The property consultancy, which recently organised a roadshow to gauge investors’ sentiment, noted that the Australian property market remained a key attraction for Malaysian investors despite the recent changes to the country’s property tax law.
“Despite the recent stamp duty changes imposed on foreigners purchasing residential property, interest from Malaysian private and institutional investors is remarkably strong,” Knight Frank head of commercial sales Paul Henley said in a statement.
“We expect many commercial, hotel and retail assets transactions from Malaysian investors over the next year.

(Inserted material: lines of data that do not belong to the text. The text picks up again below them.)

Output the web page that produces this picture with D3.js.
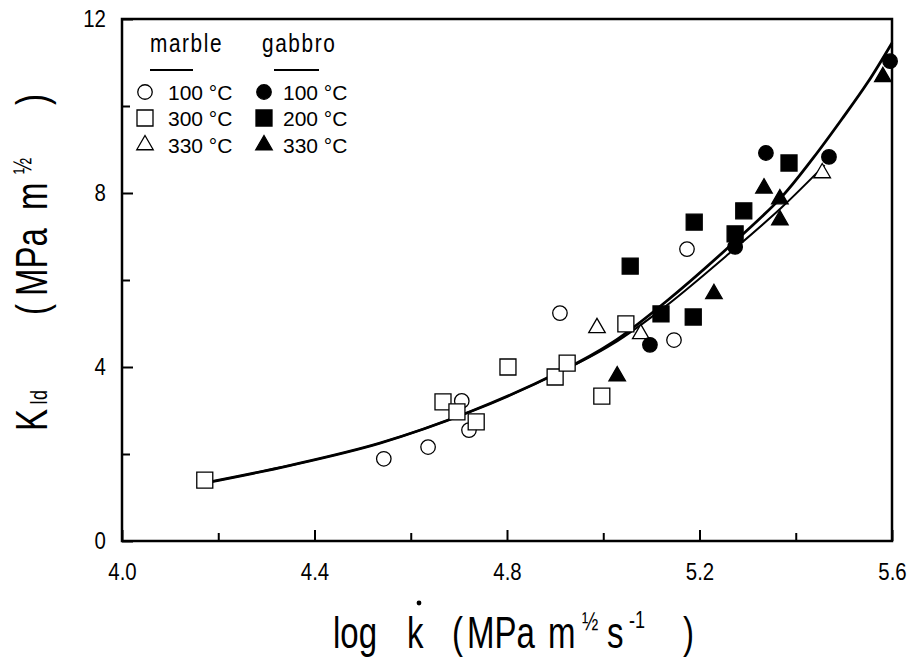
<!DOCTYPE html>
<html>
<head>
    <meta charset="utf-8">
    <title>KId vs log k</title>
    <style>
        body { margin: 0; background: white; }
        svg { background-color: white; }
        text { font-family: "Liberation Sans", Arial, sans-serif; fill: black; }
    </style>
</head>
<body>
    <script src="https://cdnjs.cloudflare.com/ajax/libs/d3/7.8.5/d3.min.js"></script>
    <script>

// values: [log k, KId]
var marble100 = [[4.544, 1.89], [4.636, 2.16], [4.706, 3.22], [4.721, 2.55], [4.910, 5.24], [5.147, 4.62], [5.174, 6.71]];
var marble300 = [[4.172, 1.40], [4.667, 3.20], [4.696, 2.97], [4.736, 2.74], [4.802, 4.00], [4.900, 3.77], [4.925, 4.09], [4.997, 3.33], [5.047, 4.99]];
var marble330 = [[4.987, 4.90], [5.078, 4.76], [5.455, 8.46]];
var gabbro100 = [[5.097, 4.51], [5.274, 6.76], [5.338, 8.92], [5.469, 8.83], [5.596, 11.03]];
var gabbro200 = [[5.056, 6.32], [5.120, 5.22], [5.189, 7.33], [5.187, 5.15], [5.274, 7.06], [5.292, 7.59], [5.386, 8.69]];
var gabbro330 = [[5.029, 3.79], [5.230, 5.68], [5.334, 8.11], [5.367, 7.86], [5.367, 7.38], [5.581, 10.67]];

// fitted curves, traced
var fitGabbro = [[4.17, 1.33], [4.35, 1.74], [4.536, 2.25], [4.723, 2.97], [4.91, 3.89], [5.02, 4.57], [5.13, 5.50], [5.27, 6.85], [5.37, 7.90], [5.436, 8.80], [5.496, 9.70], [5.55, 10.55], [5.60, 11.45]];
var fitMarble = [[4.17, 1.33], [4.35, 1.74], [4.536, 2.25], [4.723, 2.97], [4.91, 3.88], [5.02, 4.53], [5.13, 5.40], [5.27, 6.69], [5.37, 7.66], [5.46, 8.64]];

var xMajor = [4.0, 4.4, 4.8, 5.2, 5.6];
var xMinor = [4.2, 4.6, 5.0, 5.4];
var yMajor = [0, 4, 8, 12];
var yMinor = [2, 6, 10];

var legendGroups = ["marble", "gabbro"];
var marbleLabels = ["100 °C", "300 °C", "330 °C"];
var gabbroLabels = ["100 °C", "200 °C", "330 °C"];

var W = 909, H = 659;
var svg = d3.select("body").append("svg")
    .attr("width", W)
    .attr("height", H);

var x = d3.scaleLinear().domain([4.0, 5.6]).range([122, 892]);
var y = d3.scaleLinear().domain([0, 12]).range([541, 19]);

// narrow-looking text: squeeze horizontally
function label(parent, px, py, str, size, sx, rot) {
    var g = parent.append("g")
        .attr("transform", "translate(" + px + "," + py + ")" + (rot ? " rotate(" + rot + ")" : "") + " scale(" + sx + ",1)");
    return g.append("text").attr("font-size", size).text(str);
}

// frame
svg.append("rect")
    .attr("x", x(4.0)).attr("y", y(12))
    .attr("width", x(5.6) - x(4.0)).attr("height", y(0) - y(12))
    .attr("fill", "none").attr("stroke", "black").attr("stroke-width", 2.5);

// axes, ticks pointing inward
svg.append("g").attr("transform", "translate(0," + y(0) + ")")
    .call(d3.axisBottom(x).tickValues(xMajor).tickFormat(d3.format(".1f")).tickSize(-11).tickPadding(22));
svg.append("g").attr("transform", "translate(0," + y(0) + ")")
    .call(d3.axisBottom(x).tickValues(xMinor).tickFormat("").tickSize(-8));
svg.append("g").attr("transform", "translate(" + x(4.0) + ",0)")
    .call(d3.axisLeft(y).tickValues(yMajor).tickFormat(d3.format("d")).tickSize(-11).tickPadding(19));
svg.append("g").attr("transform", "translate(" + x(4.0) + ",0)")
    .call(d3.axisLeft(y).tickValues(yMinor).tickFormat("").tickSize(-8));

svg.selectAll(".domain").remove();
svg.selectAll(".tick line").attr("stroke", "black").attr("stroke-width", 2);
svg.selectAll(".tick text")
    .attr("font-size", 24).attr("fill", "black")
    .attr("font-family", "Liberation Sans, Arial, sans-serif")
    .attr("transform", "scale(0.85,1)");

// curves
var line = d3.line()
    .x(function (d) { return x(d[0]); })
    .y(function (d) { return y(d[1]); })
    .curve(d3.curveCatmullRom);

svg.append("path").datum(fitMarble)
    .attr("d", line).attr("fill", "none").attr("stroke", "black").attr("stroke-width", 2);
svg.append("path").datum(fitGabbro)
    .attr("d", line).attr("fill", "none").attr("stroke", "black").attr("stroke-width", 2.8);

// markers
var series = [
    { data: marble100, type: d3.symbolCircle, size: 165, filled: false },
    { data: marble300, type: d3.symbolSquare, size: 256, filled: false },
    { data: marble330, type: d3.symbolTriangle, size: 118, filled: false },
    { data: gabbro100, type: d3.symbolCircle, size: 165, filled: true },
    { data: gabbro200, type: d3.symbolSquare, size: 256, filled: true },
    { data: gabbro330, type: d3.symbolTriangle, size: 118, filled: true }
];

series.forEach(function (s) {
    svg.append("g").selectAll("path")
        .data(s.data)
        .enter().append("path")
        .attr("transform", function (d) { return "translate(" + x(d[0]) + "," + y(d[1]) + ")"; })
        .attr("d", d3.symbol().type(s.type).size(s.size))
        .attr("fill", s.filled ? "black" : "white")
        .attr("stroke", "black")
        .attr("stroke-width", 1.3);
});

// legend
var lg = svg.append("g");
var colX = [150, 262];
var lineX = [[150, 193], [274, 319]];
legendGroups.forEach(function (g, i) {
    label(lg, colX[i], 52, g, 26, 0.8).attr("letter-spacing", 2);
    lg.append("line")
        .attr("x1", lineX[i][0]).attr("x2", lineX[i][1])
        .attr("y1", 70).attr("y2", 70)
        .attr("stroke", "black").attr("stroke-width", 2);
});
var rowY = [92, 118, 145];
var markX = [145, 264];
var textX = [168, 283];
[marbleLabels, gabbroLabels].forEach(function (labels, c) {
    labels.forEach(function (lab, r) {
        var s = series[c * 3 + r];
        lg.append("path")
            .attr("transform", "translate(" + markX[c] + "," + rowY[r] + ")")
            .attr("d", d3.symbol().type(s.type).size(s.size))
            .attr("fill", s.filled ? "black" : "white")
            .attr("stroke", "black").attr("stroke-width", 1.3);
        lg.append("text").attr("x", textX[c]).attr("y", rowY[r] + 8)
            .attr("font-size", 21).text(lab);
    });
});

// x axis title
var tg = svg.append("g");
var TS = 44, SX = 0.75;
label(tg, 333, 648, "log", TS, SX);
label(tg, 407, 648, "k", TS, SX);
// rate dot over the k
tg.append("circle").attr("cx", 419).attr("cy", 603).attr("r", 2.4).attr("fill", "black");
label(tg, 452, 648, "(", TS, SX);
label(tg, 467, 648, "MPa", TS, SX);
label(tg, 548, 648, "m", TS, SX);
label(tg, 582, 630, "½", 26, SX);
label(tg, 607, 648, "s", TS, SX);
label(tg, 629, 628, "-1", 24, SX);
label(tg, 683, 648, ")", TS, SX);

// y axis title (rotated)
label(tg, 47, 431, "K", TS, SX, -90);
label(tg, 47, 405, "Id", 24, SX, -90);
label(tg, 47, 315, "(", TS, SX, -90);
label(tg, 47, 296, "MPa", TS, SX, -90);
label(tg, 47, 210, "m", TS, SX, -90);
label(tg, 31, 174, "½", 26, SX, -90);
label(tg, 47, 105, ")", TS, SX, -90);

    </script>
</body>
</html>
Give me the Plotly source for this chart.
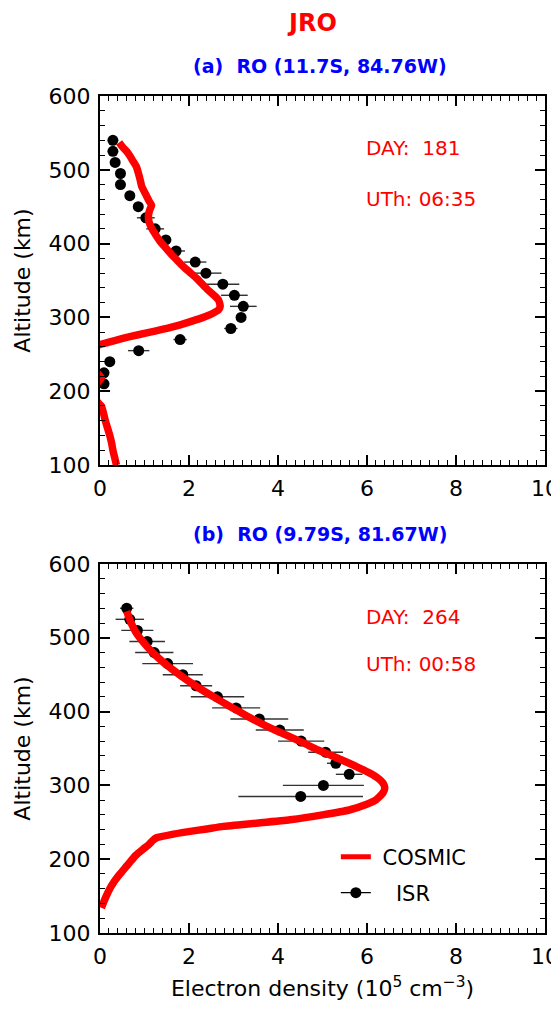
import plotly.graph_objects as go

# ---------------- data ----------------
# Panel (a): COSMIC RO profile (altitude km, Ne 1e5 cm^-3)
cosmic_a_alt = [537, 530, 525, 518, 511, 504, 496, 487, 477, 470, 464, 458, 452, 446, 439, 430,
                421, 412, 403, 394, 385, 377, 369, 361, 353, 345, 337, 330, 324, 319, 315, 310,
                306, 302, 297, 290, 284, 279, 274, 269, 264, 258, 250, 240, 230, 222, 218, 212,
                205, 195, 185, 180, 170, 160, 150, 140, 130, 120, 110, 100]
cosmic_a_ne = [0.43, 0.52, 0.60, 0.68, 0.75, 0.82, 0.86, 0.90, 0.94, 1.00, 1.05, 1.10, 1.16, 1.12,
               1.09, 1.10, 1.16, 1.25, 1.35, 1.48, 1.61, 1.74, 1.87, 2.02, 2.17, 2.30, 2.43, 2.56,
               2.66, 2.69, 2.70, 2.66, 2.55, 2.40, 2.17, 1.80, 1.42, 1.05, 0.67, 0.35, 0.04, -0.20,
               -0.40, -0.35, -0.15, -0.02, 0.03, -0.05, -0.20, -0.15, -0.05, 0.03, 0.08, 0.12,
               0.17, 0.22, 0.26, 0.29, 0.33, 0.37]

# Panel (a): ISR
isr_a_alt = [540, 525, 510, 495, 480, 465, 450, 435, 420, 405, 390, 375, 360, 345, 330, 315,
             300, 285, 270, 255, 240, 225, 210]
isr_a_ne = [0.29, 0.29, 0.34, 0.46, 0.46, 0.67, 0.86, 1.03, 1.24, 1.48, 1.71, 2.14, 2.38, 2.76,
            3.02, 3.22, 3.17, 2.94, 1.80, 0.87, 0.22, 0.09, 0.09]
isr_a_err = [0.05, 0.05, 0.05, 0.05, 0.05, 0.05, 0.10, 0.20, 0.20, 0.12, 0.20, 0.25, 0.35, 0.37,
             0.30, 0.30, 0.10, 0.15, 0.15, 0.24, 0.05, 0.05, 0.05]

# Panel (b): COSMIC RO profile
cosmic_b_alt = [536, 520, 506, 492, 479, 467, 456, 445, 434, 420, 407, 393, 380, 369, 357.5, 348,
                339.5, 330, 321, 314, 307.6, 302, 296.5, 290, 284, 280.7, 274, 267, 260, 253.4,
                249, 244.5, 241, 237, 234, 229, 225, 220, 213.7, 205, 198, 190.8, 180, 168, 160,
                150, 140, 134]
cosmic_b_ne = [0.60, 0.70, 0.82, 1.00, 1.20, 1.42, 1.65, 1.90, 2.17, 2.55, 2.92, 3.33, 3.75, 4.15,
               4.57, 4.90, 5.24, 5.60, 5.92, 6.14, 6.29, 6.37, 6.40, 6.36, 6.27, 6.21, 5.98, 5.62,
               5.00, 4.27, 3.55, 2.77, 2.40, 1.95, 1.65, 1.27, 1.18, 1.10, 0.97, 0.80, 0.70, 0.60,
               0.45, 0.30, 0.22, 0.14, 0.07, 0.03]

# Panel (b): ISR
isr_b_alt = [540, 525, 510, 495, 480, 465, 450, 435, 420, 405, 390, 375, 360, 345, 330, 315, 300, 285]
isr_b_ne = [0.60, 0.67, 0.84, 1.06, 1.22, 1.52, 1.86, 2.16, 2.64, 3.06, 3.58, 4.04, 4.52, 5.07,
            5.30, 5.60, 5.02, 4.51]
isr_b_err = [0.15, 0.32, 0.36, 0.40, 0.43, 0.57, 0.45, 0.36, 0.60, 0.54, 0.65, 0.54, 0.52, 0.39,
             0.20, 0.30, 0.91, 1.40]

x_ticks = [0, 2, 4, 6, 8, 10]
y_ticks = [100, 200, 300, 400, 500, 600]

# ---------------- figure ----------------
FONT = "DejaVu Sans"
RED = "#ff0000"
BLUE = "#0000ff"

fig = go.Figure()

def add_panel(xa, ya, isr_ne, isr_alt, isr_err, cos_ne, cos_alt):
    fig.add_trace(go.Scatter(
        x=isr_ne, y=isr_alt, mode="markers", xaxis=xa, yaxis=ya, showlegend=False,
        marker=dict(color="black", size=11),
        error_x=dict(type="data", array=isr_err, visible=True, color="#333333",
                     thickness=1.4, width=0),
    ))
    fig.add_trace(go.Scatter(
        x=cos_ne, y=cos_alt, mode="lines", xaxis=xa, yaxis=ya, showlegend=False,
        line=dict(color=RED, width=7.5, shape="spline", smoothing=0.4),
    ))

add_panel("x", "y", isr_a_ne, isr_a_alt, isr_a_err, cosmic_a_ne, cosmic_a_alt)
add_panel("x2", "y2", isr_b_ne, isr_b_alt, isr_b_err, cosmic_b_ne, cosmic_b_alt)

# legend entries (bottom panel)
fig.add_trace(go.Scatter(x=[None], y=[None], mode="lines", name="\u00a0COSMIC",
                         xaxis="x2", yaxis="y2", legend="legend",
                         line=dict(color=RED, width=5)))
fig.add_trace(go.Scatter(x=[None], y=[None], mode="lines+markers", name="\u00a0\u00a0\u00a0ISR",
                         xaxis="x2", yaxis="y2", legend="legend2",
                         line=dict(color="black", width=1.4),
                         marker=dict(color="black", size=11)))

def xaxis_cfg(anchor, title=None):
    d = dict(range=[0, 10], tickvals=x_ticks, ticktext=[str(v) for v in x_ticks],
             ticks="inside", ticklen=10, tickwidth=1.5, tickcolor="black",
             ticklabelstandoff=3, ticklabeloverflow="allow", automargin=False,
             minor=dict(dtick=0.2, tick0=0, ticks="inside", ticklen=5, tickwidth=1.2,
                        tickcolor="black"),
             showline=True, linewidth=2, linecolor="black", mirror="allticks",
             showgrid=False, zeroline=False, anchor=anchor,
             tickfont=dict(family=FONT, size=22, color="black"))
    if title:
        d["title"] = dict(text=title, font=dict(family=FONT, size=22, color="black"), standoff=14)
    return d

def yaxis_cfg(anchor, domain):
    return dict(range=[100, 600], tickvals=y_ticks, ticktext=[str(v) for v in y_ticks],
                ticks="inside", ticklen=10, tickwidth=1.5, tickcolor="black",
                ticklabelstandoff=3, ticklabeloverflow="allow", automargin=False,
                minor=dict(dtick=20, tick0=100, ticks="inside", ticklen=5, tickwidth=1.2,
                           tickcolor="black"),
                showline=True, linewidth=2, linecolor="black", mirror="allticks",
                showgrid=False, zeroline=False, anchor=anchor, domain=domain,
                tickfont=dict(family=FONT, size=22, color="black"),
                title=dict(text="Altitude (km)", font=dict(family=FONT, size=22, color="black"),
                           standoff=12))

fig.update_layout(
    width=543, height=993,
    margin=dict(l=92, r=6, t=88, b=68),
    paper_bgcolor="white", plot_bgcolor="white",
    font=dict(family=FONT, color="black"),
    xaxis=xaxis_cfg("y"),
    yaxis=yaxis_cfg("x", [0.5591, 1.0]),
    xaxis2=xaxis_cfg("y2", "Electron density (10<sup>5</sup> cm<sup>\u22123</sup>)"),
    yaxis2=yaxis_cfg("x2", [0.0, 0.4409]),
    legend=dict(x=0.530, y=0.0908, xanchor="left", yanchor="middle",
                bgcolor="rgba(0,0,0,0)", borderwidth=0,
                font=dict(family=FONT, size=21, color="black")),
    legend2=dict(x=0.530, y=0.0478, xanchor="left", yanchor="middle",
                 bgcolor="rgba(0,0,0,0)", borderwidth=0,
                 font=dict(family=FONT, size=21, color="black")),
    showlegend=True,
)

ann = []
ann.append(dict(text="<b>JRO</b>", x=0.4775, y=1.0869, xref="paper", yref="paper",
                showarrow=False, xanchor="center", yanchor="middle",
                font=dict(family=FONT, size=24, color=RED)))
ann.append(dict(text="<b>(a)\u00a0\u00a0RO (11.7S, 84.76W)</b>", x=0.494, y=1.0361,
                xref="paper", yref="paper", showarrow=False, xanchor="center", yanchor="middle",
                font=dict(family=FONT, size=19, color=BLUE)))
ann.append(dict(text="<b>(b)\u00a0\u00a0RO (9.79S, 81.67W)</b>", x=0.494, y=0.4767,
                xref="paper", yref="paper", showarrow=False, xanchor="center", yanchor="middle",
                font=dict(family=FONT, size=19, color=BLUE)))
for xa, ya, day, ut, yd, yu in [("x", "y", "181", "06:35", 529, 461),
                                 ("x2", "y2", "264", "00:58", 528, 465)]:
    ann.append(dict(text="DAY:\u00a0\u00a0" + day, x=5.93, y=yd, xref=xa, yref=ya,
                    showarrow=False, xanchor="left", yanchor="middle",
                    font=dict(family=FONT, size=20, color=RED)))
    ann.append(dict(text="UTh: " + ut, x=5.93, y=yu, xref=xa, yref=ya,
                    showarrow=False, xanchor="left", yanchor="middle",
                    font=dict(family=FONT, size=20, color=RED)))
fig.update_layout(annotations=ann)

fig.write_html("out.html")
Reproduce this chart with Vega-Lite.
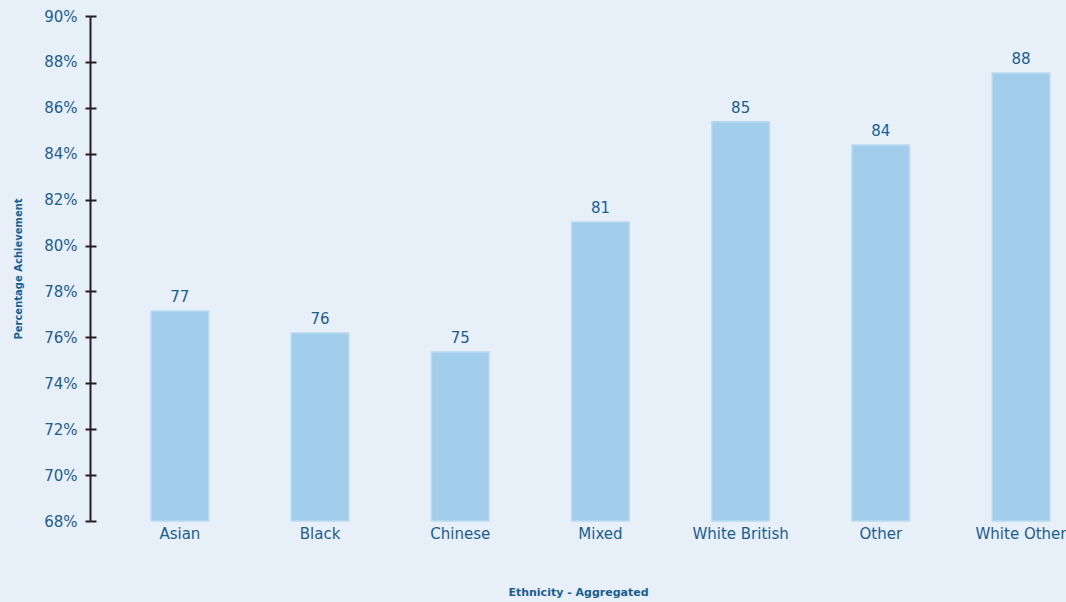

“These assets are not impacted by the tax changes, and some residential specialists will still show interest at the right pricing metrics to build scale,” he added, referring to SP Setia Bhd’s recent purchase of an office tower at 288 Exhibition Street, Melbourne, for A$101mil (RM312.3mil) as an example of the growing interest of Malaysian investors in Australia’s commercial property sector.
In an effort to limit the amount of foreign money coming into its real-estate market to keep home prices from rising further, the Australian government had implemented new tax laws targetting foreign investors. These changes included a stamp duty surcharge of up to 7% of residential real estate, and an extra 10% withholding tax for a property with a market value of more than A$2mil.
According to Henley, the Australian property market remained attractive to Malaysian investors due to its strong underlying economic fundamentals, including a record-low interest-rate environment.
Malaysian investments in Australian real estate had averaged at A$750mil over the past six years, although deal flow had not been as prevalent over the past year.
“With interest rates having dropped to their lowest ever, and a stable political scene with the Federal election result, combined with an ever-growing population, Australia is well-positioned for offshore investors,” he said.
Separately, Sarkunan Subramaniam, Knight Frank’s managing director for Malaysia, said there was a close connection between Malaysia and Australia because the latter is one of the preferred education and tourism destinations for many Malaysians.
“Many Malaysians travel there for education... 77% of Malaysia’s ultra-high net worth individuals are expected to send their children abroad for university over the next year,” he said.
In addition, Sarkunan said there was a growing number of Malaysians visiting Australia, with the rate having risen by more than 40% over the past three years.
Meanwhile, Knight Frank head of research and consulting Matt Whitby said UK’s referendum to leave the European Union, or Brexit, would likely accentuate global capital flows into Australia.
“I expect Australia to benefit from Brexit and other global uncertainty, as it remains a safe-haven for investors. With volumes slowing over the past quarter, mainly on the back of limited supply of assets, I expect Brexit will accentuate the capital flows into Australia and volumes will pick up in the second half of 2016,” Whitby said.
“Australia’s economy is the envy of the developed world, growing at 3.1% as at the March 2016 quarter. Sydney and Melbourne are driving performance, while our population is strong, with a growth average of 1.5% across the country,” he added.